Rob Kinyon wrote:
On Mon, Jun 29, 2009 at 10:13, Peter Rabbitson<[email protected]> wrote:
A classical use-case is "right side condition on a left-join". There is
no way to emulate those appropriately with WHERE - the condition has to
reside in the join spec itself: i.e. you need to get ALL artists, and
all cds issued in a *specific year*. If you do a regular join - you get
only artists with CDs. If you do a (standard for has_many) left join -
you populate the right side of the join with CDs you don't want, and there
is no way to WHERE them out.

I'm not seeing this. Code, please?

I want to help because this is a CRITICAL FEATURE, as far as I'm concerned. I have to jump through hoops and repetitive queries within dbix-class to get my permissions data structure to resolve answers because of this lack... It constrains my application because I can't execute the same queries I would otherwise.

In advanced query creation, there are data sets that you cannot declare without using subqueries or multiple conditions in a join.

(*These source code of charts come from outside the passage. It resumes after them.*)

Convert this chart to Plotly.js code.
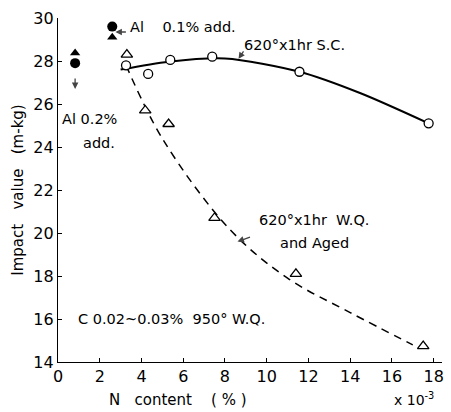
<!DOCTYPE html>
<html><head><meta charset="utf-8">
<script src="https://cdn.plot.ly/plotly-3.0.1.min.js"></script>
<style>body{margin:0;background:#fff}#c{width:451px;height:412px}</style>
</head><body><div id="c"></div>
<script>
// Measured points
const scX = [3.26, 4.32, 5.38, 7.39, 11.57, 17.76];
const scY = [27.8, 27.4, 28.05, 28.2, 27.5, 25.1];
const wqX = [3.3, 4.18, 5.3, 7.5, 11.4, 17.5];
const wqY = [28.3, 25.7, 25.07, 20.7, 18.1, 14.74];
// Hand-drawn fitting curves
const scCurveX = [3.0, 5.3, 8.0, 11.57, 14.5, 17.76];
const scCurveY = [27.6, 27.97, 28.12, 27.5, 26.5, 25.1];
const wqCurveX = [3.26, 5.04, 8.26, 11.0, 14.0, 17.0];
const wqCurveY = [27.8, 24.33, 20.14, 17.9, 16.3, 14.8];
// Al addition (filled markers)
const al2X = [0.82], al2CircY = [27.9], al2TriY = [28.37];
const al1X = [2.6], al1CircY = [29.6], al1TriY = [29.1];
const xTicks = [0,2,4,6,8,10,12,14,16,18];
const yTicks = [14,16,18,20,22,24,26,28,30];

const F = "DejaVu Sans";
const traces = [
  {x: scCurveX, y: scCurveY, mode:'lines', line:{shape:'spline', smoothing:0.8, color:'#000', width:2}, hoverinfo:'skip'},
  {x: wqCurveX, y: wqCurveY, mode:'lines', line:{shape:'spline', color:'#000', width:1.5, dash:'8px,6px'}, hoverinfo:'skip'},
  {x: scX, y: scY, mode:'markers', marker:{symbol:'circle', size:9, color:'#fff', line:{color:'#000', width:1.3}}},
  {x: wqX, y: wqY, mode:'markers', marker:{symbol:'triangle-up', size:10, color:'#fff', line:{color:'#000', width:1.3}}},
  {x: al2X, y: al2CircY, mode:'markers', marker:{symbol:'circle', size:10, color:'#000'}},
  {x: al2X, y: al2TriY, mode:'markers', marker:{symbol:'triangle-up', size:9, color:'#000'}},
  {x: al1X, y: al1CircY, mode:'markers', marker:{symbol:'circle', size:10, color:'#000'}},
  {x: al1X, y: al1TriY, mode:'markers', marker:{symbol:'triangle-up', size:9, color:'#000'}}
];
const tf = {family:F, size:14.5, color:'#000'};
const ann = (x,y,text,extra) => Object.assign({x, y, xref:'x', yref:'y', text, showarrow:false, xanchor:'left', yanchor:'middle', font:tf}, extra||{});
const layout = {
  width:451, height:412, showlegend:false,
  paper_bgcolor:'#fff', plot_bgcolor:'#fff',
  margin:{l:58, r:9, t:18, b:50},
  xaxis:{range:[0,18.4], tickvals:xTicks, ticktext:xTicks.map(String), showgrid:false, zeroline:false,
    showline:true, linecolor:'#000', linewidth:1.2, ticks:'inside', ticklen:4, tickcolor:'#000',
    tickfont:{family:F, size:16, color:'#000'}},
  yaxis:{range:[14,30], tickvals:yTicks, ticktext:yTicks.map(String), showgrid:false, zeroline:false,
    showline:true, linecolor:'#000', linewidth:1.2, ticks:'inside', ticklen:4, tickcolor:'#000',
    tickfont:{family:F, size:16, color:'#000'},
    title:{text:'Impact   value   (m-kg)', font:{family:F, size:15, color:'#000'}, standoff:6}},
  annotations:[
    {x:(178-58)/384, y:0, xref:'paper', yref:'paper', xanchor:'center', yanchor:'middle', yshift:-38,
      text:'N&nbsp;&nbsp;&nbsp;content&nbsp;&nbsp;&nbsp;&nbsp;( % )', showarrow:false, font:{family:F, size:15, color:'#000'}},
    ann(3.35, 29.6, 'Al&nbsp;&nbsp;&nbsp;&nbsp;0.1% add.'),
    ann(8.8, 28.75, '620°x1hr S.C.'),
    ann(0.1, 25.3, 'Al 0.2%'),
    ann(1.1, 24.2, 'add.'),
    ann(9.55, 20.6, '620°x1hr&nbsp;&nbsp;W.Q.'),
    ann(10.55, 19.55, 'and Aged'),
    ann(0.85, 16.0, 'C 0.02~0.03%&nbsp;&nbsp;950° W.Q.'),
    {x:1, y:0, xref:'paper', yref:'paper', text:'x 10<sup>-3</sup>', showarrow:false, xanchor:'right', yanchor:'top', yshift:-26, xshift:-6, font:{family:F, size:14, color:'#000'}},
    // arrows
    {x:2.75, y:29.35, xref:'x', yref:'y', text:'', showarrow:true, arrowhead:2, arrowsize:1, arrowwidth:1.3, ax:12, ay:0},
    {x:8.65, y:28.1, xref:'x', yref:'y', text:'', showarrow:true, arrowhead:2, arrowsize:1, arrowwidth:1.3, ax:6, ay:-9},
    {x:8.6, y:19.6, xref:'x', yref:'y', text:'', showarrow:true, arrowhead:2, arrowsize:1, arrowwidth:1.3, ax:14, ay:-5},
    {x:0.82, y:26.7, xref:'x', yref:'y', text:'', showarrow:true, arrowhead:2, arrowsize:1, arrowwidth:1.3, ax:0, ay:-12}
  ]
};
Plotly.newPlot('c', traces, layout, {staticPlot:true});
</script></body></html>
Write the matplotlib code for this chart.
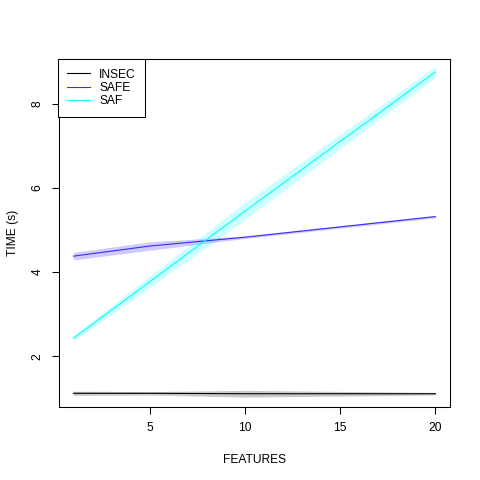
import numpy as np
import matplotlib
matplotlib.use("Agg")
from matplotlib import pyplot as plt

# values
features = [1, 5, 10, 20]
insec = [1.12, 1.12, 1.11, 1.11]
insec_sd = [0.05, 0.04, 0.08, 0.03]
safe = [4.38, 4.62, 4.83, 5.32]
safe_sd = [0.09, 0.10, 0.03, 0.03]
saf = [2.43, 3.77, 5.45, 8.76]
saf_sd = [0.06, 0.14, 0.2, 0.14]

names = ["INSEC", "SAFE", "SAF"]
means = [insec, safe, saf]
sds = [insec_sd, safe_sd, saf_sd]
line_cols = ["black", "#3b2bff", "cyan"]
band_cols = [(0.3, 0.3, 0.3, 0.3), (0.25, 0.2, 1.0, 0.25), (0.0, 1.0, 1.0, 0.2)]

plt.rcParams["font.family"] = ["Liberation Sans", "DejaVu Sans"]
px = 0.72  # points per pixel at dpi 100

fig = plt.figure(figsize=(4.8, 4.8), dpi=100)
ax = fig.add_axes([59 / 480, 1 - 406.6 / 480, (449.8 - 59) / 480, (406.6 - 59) / 480])

x = np.array(features, dtype=float)
for name, m, s, lc, bc in zip(names, means, sds, line_cols, band_cols):
    m = np.array(m)
    s = np.array(s)
    ax.fill_between(x, m - s, m + s, color=bc, linewidth=0)
    ax.plot(x, m, color=lc, linewidth=0.8, label=name)

xr = x.max() - x.min()
ax.set_xlim(x.min() - 0.04 * xr, x.max() + 0.04 * xr)
lo = min(min(v) for v in means)
hi = max(max(v) for v in means)
yr = hi - lo
ax.set_ylim(lo - 0.04 * yr, hi + 0.04 * yr)

ax.set_xticks([5, 10, 15, 20])
ax.set_yticks([2, 4, 6, 8])
ax.tick_params(length=7.2 * px, width=0.75, labelsize=12 * px, pad=8 * px)
for t in ax.get_yticklabels():
    t.set_rotation(90)
    t.set_va("center")
for sp in ax.spines.values():
    sp.set_linewidth(0.75)

ax.set_xlabel("FEATURES", fontsize=12 * px, labelpad=20 * px)
ax.set_ylabel("TIME (s)", fontsize=12 * px, labelpad=13 * px)

leg = ax.legend(loc="upper left", bbox_to_anchor=(-0.003, 1), borderaxespad=0,
                fontsize=12 * px, fancybox=False, framealpha=1,
                edgecolor="black", handlelength=1.85, handletextpad=0.8,
                labelspacing=0.12, borderpad=0.8)
leg.get_frame().set_linewidth(0.75)

fig.savefig("out.png", dpi=100)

I can't show you code that does what he asks because it is impossible for DBIx::Class to describe that relationship.
"Give me data on artists who didn't release a cd in 1994"

The SQL would be like

select artists.* from artists LEFT JOIN cds ON (cds.artist = artists.artist AND cd.year = 1994) WHERE cd.year IS NULL;

You can't do any other query (than utilizing a subquery to limit the joined set) to describe the same data set. Can you think of one that you can declare in DBIx-Class without hacking in a subquery?